What of contests? Looking at the disappointed faces of the losers, we wonder at the value of such competitiveness and its effect. The compensating factor is that the children have learned a skill, learned to relate and work as a team and take responsibility.

For those who love the dancing there is plenty, much of it skilled (and some of it not!). Since I lived for a year just down the street in upper Manhattan, Washington Heights, from one of the schools, I knew whom I was supporting: the Indigo team. And they were very good.

1.The popularity of the film? In the context of many dance films? Television ballroom dancing shows?

2.The quality of the documentary, no voice-over, showing the characters, following their lives, the art of dancing, the competitiveness?

3.The dancing, the photography of the dancing and audiences sharing the exhilaration – while sitting in their seats? The program for training the children? The styles and the selection of the dances? The musical score?

4.The focus on the different schools, the different areas of New York City? The social status of each area? The wealth or poverty of the students? The range of teachers and their influence on the children?

5.The presentation of the children, the range of children and their ages, boys and girls? Abilities and lack of ability? Their being difficult at school or good students? Their involvement in the dance training and the competition?

6.The benefits of the training, for character, for manners, for some purpose in life, for some skills? For socialising? For competitiveness, ambition and hoping to win, dealing with loss?

7.Pierre Dulaine, the establishment of the competition, its importance in New York City, for the students? His personality, the personalities of the various people involved in the competition? Their collaboration? Their influence on teachers and children?

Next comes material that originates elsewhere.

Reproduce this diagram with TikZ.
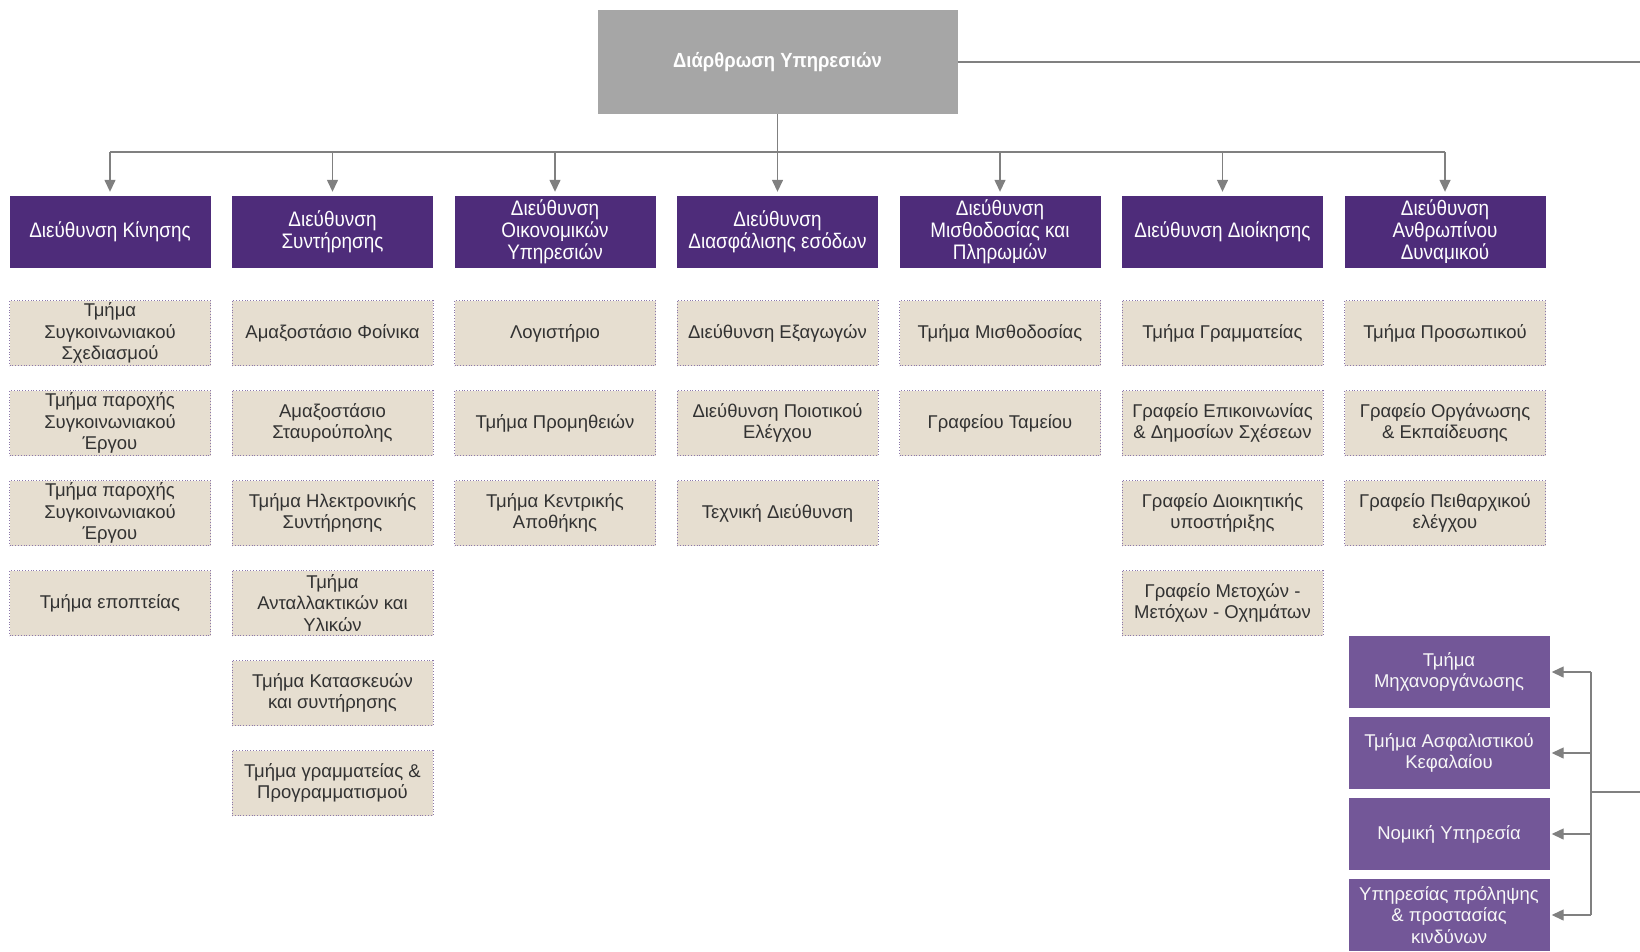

8.The teachers, their different personalities, their methods of teaching, example, coping with difficulties?

9.The parents in the background, their interest in their children, their social status? The hopes for the children?

10.A glimpse of a cross-section of New York City, a microcosm?

11.The rehearsals, the traumas and upsets? The thrills and achievement? The competition, tensions, performance? Winners and losers?

12.The build-up to the finals, the participation of the students? The final achievement? The winners from Manhattan and Washington Heights?

13.The audience experience, sharing with the children and understanding them? The achievement of the teachers? An understanding of the variety of social classes in New York City?